What is needed :: Locate each line below that includes "chart" and reproduce it.

Records for the exercise ::
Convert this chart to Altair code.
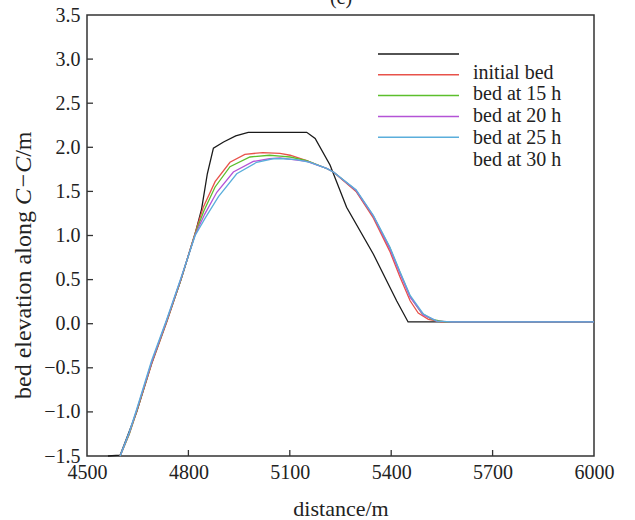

...

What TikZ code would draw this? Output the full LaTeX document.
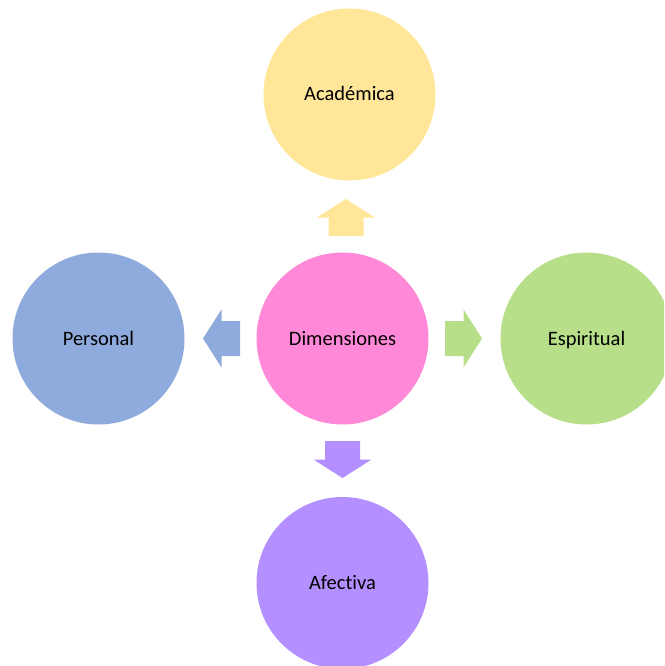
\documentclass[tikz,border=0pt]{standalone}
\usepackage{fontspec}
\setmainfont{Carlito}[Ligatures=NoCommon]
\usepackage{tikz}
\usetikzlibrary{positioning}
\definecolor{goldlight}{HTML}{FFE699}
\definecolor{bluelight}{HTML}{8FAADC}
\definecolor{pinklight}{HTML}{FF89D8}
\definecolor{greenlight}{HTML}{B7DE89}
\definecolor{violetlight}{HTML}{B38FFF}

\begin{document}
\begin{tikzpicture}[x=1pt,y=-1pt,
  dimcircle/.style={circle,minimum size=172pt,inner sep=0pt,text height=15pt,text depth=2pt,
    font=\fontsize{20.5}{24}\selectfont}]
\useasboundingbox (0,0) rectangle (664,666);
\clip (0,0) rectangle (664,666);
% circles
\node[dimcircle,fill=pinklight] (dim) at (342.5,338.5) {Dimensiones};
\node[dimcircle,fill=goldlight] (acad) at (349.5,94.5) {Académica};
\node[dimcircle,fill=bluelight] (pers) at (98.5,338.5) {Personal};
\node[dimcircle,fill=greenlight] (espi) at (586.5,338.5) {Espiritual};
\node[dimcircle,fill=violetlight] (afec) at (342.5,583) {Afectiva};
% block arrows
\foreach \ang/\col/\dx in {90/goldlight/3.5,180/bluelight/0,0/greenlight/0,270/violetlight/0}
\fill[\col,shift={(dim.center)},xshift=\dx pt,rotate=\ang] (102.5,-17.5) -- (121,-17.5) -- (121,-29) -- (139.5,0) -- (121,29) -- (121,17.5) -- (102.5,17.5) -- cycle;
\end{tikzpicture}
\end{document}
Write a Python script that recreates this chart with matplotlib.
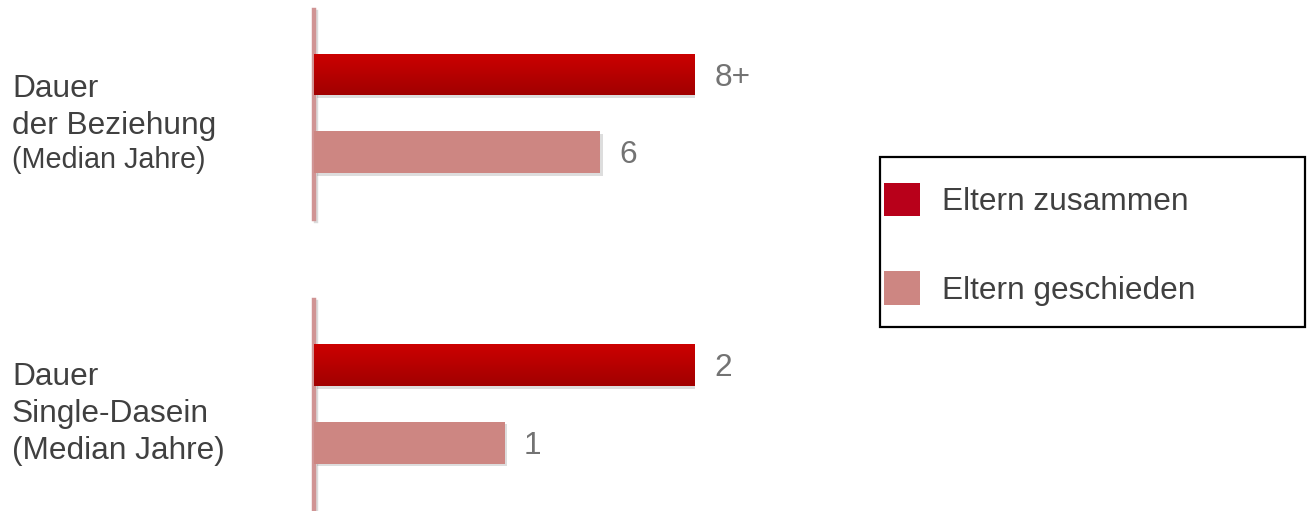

Task response ::
Convert this chart to Altair code.
Write a Python script that recreates this chart with matplotlib.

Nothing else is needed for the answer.